- Pierwotna propozycja sposobu wypłaty tej nagrody faworyzowała najlepiej zarabiających. Solidarność przedstawiła projekt bardziej sprawiedliwego podziału i został on w całości zaakceptowany - mówi Jarosław Grzesik, szef górniczej Solidarności i przewodniczący „S" w Kompanii.  Przyznana przez ministra gospodarki (nadzoruje państwowe spółki węglowe, pełni dla nich role WZA) kwota na nagrody w wysokości 125 mln zł podzielona zostanie między wszystkich pracowników Kompanii.

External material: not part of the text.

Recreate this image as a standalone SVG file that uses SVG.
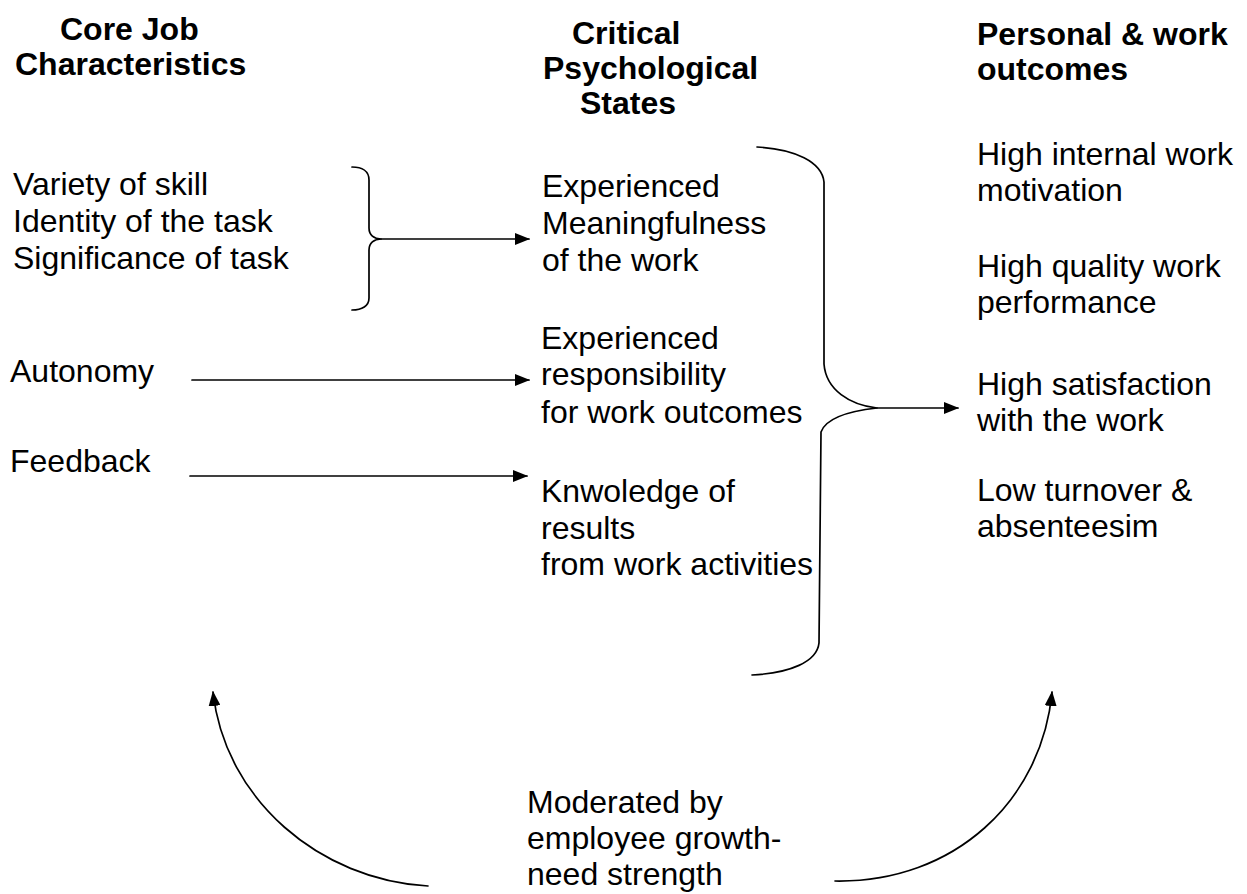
<svg xmlns="http://www.w3.org/2000/svg" width="1247" height="894" viewBox="0 0 1247 894">
  <defs>
    <style>
      text { font-family: "Liberation Sans", Arial, sans-serif; font-size: 32px; fill: #000; }
      .hd { font-weight: bold; }
      .ln { fill: none; stroke: #000; stroke-width: 1.7; stroke-linecap: round; stroke-linejoin: round; }
    </style>
    <marker id="arrow" viewBox="0 0 15 12" refX="14" refY="6" markerWidth="15" markerHeight="12" markerUnits="userSpaceOnUse" orient="auto">
      <path d="M0,0 L15,6 L0,12 Z" fill="#000"/>
    </marker>
  </defs>
  <rect width="1247" height="894" fill="#fff"/>

  <!-- column headings -->
  <g id="head-core">
    <text class="hd" x="60" y="40">Core Job</text>
    <text class="hd" x="15" y="75">Characteristics</text>
  </g>
  <g id="head-states">
    <text class="hd" x="572" y="44">Critical</text>
    <text class="hd" x="543" y="79">Psychological</text>
    <text class="hd" x="580" y="114">States</text>
  </g>
  <g id="head-outcomes">
    <text class="hd" x="977" y="45">Personal &amp; work</text>
    <text class="hd" x="977" y="80">outcomes</text>
  </g>

  <!-- core job characteristics -->
  <g id="core-skill">
    <text x="13" y="195">Variety of skill</text>
    <text x="13" y="232">Identity of the task</text>
    <text x="13" y="269">Significance of task</text>
  </g>
  <g id="core-autonomy">
    <text x="10" y="382">Autonomy</text>
  </g>
  <g id="core-feedback">
    <text x="10" y="472">Feedback</text>
  </g>

  <!-- critical psychological states -->
  <g id="state-meaning">
    <text x="542" y="197">Experienced</text>
    <text x="542" y="234">Meaningfulness</text>
    <text x="542" y="271">of the work</text>
  </g>
  <g id="state-responsibility">
    <text x="541" y="349">Experienced</text>
    <text x="541" y="385">responsibility</text>
    <text x="541" y="423">for work outcomes</text>
  </g>
  <g id="state-knowledge">
    <text x="541" y="502">Knwoledge of</text>
    <text x="541" y="539">results</text>
    <text x="541" y="575">from work activities</text>
  </g>

  <!-- personal and work outcomes -->
  <g id="out-motivation">
    <text x="977" y="165">High internal work</text>
    <text x="977" y="201">motivation</text>
  </g>
  <g id="out-quality">
    <text x="977" y="277">High quality work</text>
    <text x="977" y="313">performance</text>
  </g>
  <g id="out-satisfaction">
    <text x="977" y="395">High satisfaction</text>
    <text x="977" y="431">with the work</text>
  </g>
  <g id="out-turnover">
    <text x="977" y="501">Low  turnover &amp;</text>
    <text x="977" y="537">absenteesim</text>
  </g>

  <!-- moderator -->
  <g id="moderator">
    <text x="527" y="813">Moderated by</text>
    <text x="527" y="849">employee growth-</text>
    <text x="527" y="885">need strength</text>
  </g>

  <g id="connectors">
    <!-- brace joining the three skill characteristics -->
    <path class="ln" d="M352,167 C362,167 369,171 369,180 L369,228 C369,235 374,239 381,239 C374,239 369,243 369,250 L369,298 C369,306 362,310 352,310"/>
    <path class="ln" d="M381,239 L529,239" marker-end="url(#arrow)"/>
    <path class="ln" d="M192,380 L529,380" marker-end="url(#arrow)"/>
    <path class="ln" d="M190,476 L527,476" marker-end="url(#arrow)"/>
    <!-- brace gathering the three psychological states -->
    <path class="ln" d="M757,147 C795,149 822,162 824,182 L824,364 C826,390 850,405 877,408 C850,411 826,418 821,432 L819,643 C817,662 790,673 752,675"/>
    <path class="ln" d="M877,408 L958,408" marker-end="url(#arrow)"/>
    <!-- moderating arcs -->
    <path class="ln" d="M428,886 C320,880 225,800 213,692" marker-end="url(#arrow)"/>
    <path class="ln" d="M835,881 C955,883 1042,800 1052,692" marker-end="url(#arrow)"/>
  </g>
</svg>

- Według pierwotnej propozycji sposób podziału miał być taki, że, mówiąc w skrócie, ci, którzy w 2011 roku zarobili najwięcej, otrzymaliby najwyższe nagrody. Tym sam najwięcej otrzymaliby pracownicy centrali spółki, dyrekcja kopalń, kadra kierownicza, a więc te osoby, które i tak relatywnie zarabiają najwięcej. Solidarność przedstawiła bardziej sprawiedliwy sposób podziału – mówi Jarosław Grzesik. „S" zaproponowała, by podzielić pracowników na grupy tak, jak to było w przypadku wypłat premii np. w zeszłym roku. Są to cztery grupy: pracownicy dołowi, pracownicy przeróbki, pozostali pracownicy powierzchni oraz administracja.

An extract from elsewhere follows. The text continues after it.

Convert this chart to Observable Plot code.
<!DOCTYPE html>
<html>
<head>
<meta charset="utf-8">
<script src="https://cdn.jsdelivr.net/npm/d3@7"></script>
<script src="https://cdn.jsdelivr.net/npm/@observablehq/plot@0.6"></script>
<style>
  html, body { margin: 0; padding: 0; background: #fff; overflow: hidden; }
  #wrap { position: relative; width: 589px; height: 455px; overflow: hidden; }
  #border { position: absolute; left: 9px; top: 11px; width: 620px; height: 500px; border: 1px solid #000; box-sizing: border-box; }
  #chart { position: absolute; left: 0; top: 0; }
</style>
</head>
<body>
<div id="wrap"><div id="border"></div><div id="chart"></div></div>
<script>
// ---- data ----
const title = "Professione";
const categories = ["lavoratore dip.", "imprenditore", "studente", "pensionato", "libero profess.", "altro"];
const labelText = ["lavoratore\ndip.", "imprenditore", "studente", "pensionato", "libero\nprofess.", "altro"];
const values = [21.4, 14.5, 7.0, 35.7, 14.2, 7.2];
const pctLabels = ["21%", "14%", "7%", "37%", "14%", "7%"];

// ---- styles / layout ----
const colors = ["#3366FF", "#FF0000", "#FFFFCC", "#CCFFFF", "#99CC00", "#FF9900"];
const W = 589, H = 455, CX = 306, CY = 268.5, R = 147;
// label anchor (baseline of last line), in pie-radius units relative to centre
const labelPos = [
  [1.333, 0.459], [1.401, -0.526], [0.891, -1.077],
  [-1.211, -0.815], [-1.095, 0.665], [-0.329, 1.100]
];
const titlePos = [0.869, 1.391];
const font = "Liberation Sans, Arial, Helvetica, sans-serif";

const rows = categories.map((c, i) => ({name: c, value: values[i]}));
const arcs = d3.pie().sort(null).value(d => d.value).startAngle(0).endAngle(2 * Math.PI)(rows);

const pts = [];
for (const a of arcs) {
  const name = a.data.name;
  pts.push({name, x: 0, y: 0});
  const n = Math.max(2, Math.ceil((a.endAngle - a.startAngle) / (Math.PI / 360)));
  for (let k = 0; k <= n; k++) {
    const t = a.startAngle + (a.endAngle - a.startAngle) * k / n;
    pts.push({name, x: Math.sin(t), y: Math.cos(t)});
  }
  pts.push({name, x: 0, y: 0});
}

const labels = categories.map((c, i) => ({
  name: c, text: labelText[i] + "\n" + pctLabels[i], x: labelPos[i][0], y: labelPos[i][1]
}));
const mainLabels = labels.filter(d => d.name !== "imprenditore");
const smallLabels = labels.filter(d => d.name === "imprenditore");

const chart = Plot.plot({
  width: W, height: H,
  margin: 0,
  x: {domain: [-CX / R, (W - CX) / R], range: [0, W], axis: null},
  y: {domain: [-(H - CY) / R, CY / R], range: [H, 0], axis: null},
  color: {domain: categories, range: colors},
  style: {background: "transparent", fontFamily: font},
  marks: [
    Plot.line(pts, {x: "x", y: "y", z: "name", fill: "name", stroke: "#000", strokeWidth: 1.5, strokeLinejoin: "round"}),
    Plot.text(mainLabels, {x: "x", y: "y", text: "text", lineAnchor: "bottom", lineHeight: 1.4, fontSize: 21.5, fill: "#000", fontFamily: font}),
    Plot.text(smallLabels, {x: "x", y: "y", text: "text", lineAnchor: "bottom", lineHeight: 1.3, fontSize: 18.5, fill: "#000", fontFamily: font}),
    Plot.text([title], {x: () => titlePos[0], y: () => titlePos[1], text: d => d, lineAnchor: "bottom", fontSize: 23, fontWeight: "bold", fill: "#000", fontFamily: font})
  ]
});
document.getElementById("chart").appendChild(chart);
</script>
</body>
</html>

- Do tych grup przyporządkowano odpowiednie przeliczniki. Czyli mówiąc obrazowo, pracownik dołowy ma przelicznik 100 proc., przeróbka 75 proc., pozostała powierzchnia 65 proc., a administracja 60 proc. Dodatkowo wysokość nagrody będzie uzależniona od liczby dniówek przepracowanych w 2011 roku. I na tej  podstawie zostanie wyliczona wysokość nagrody z zysku dla poszczególnych pracowników – wyjaśnia Grzesik. Z tą propozycją zgodziła się większość związków zawodowych oraz zarząd KW i została ona zapisana w regulaminie. - Na razie nie możemy jeszcze podać precyzyjnie kwot, jakie będą wypłacane pracownikom z poszczególnych grup. Średnio będzie to około 1700 zł brutto dla każdego zatrudnionego - dodaje przewodniczący  Nagrody dla załogi Kompanii Węglowej mają zostać wypłacone 20 czerwca.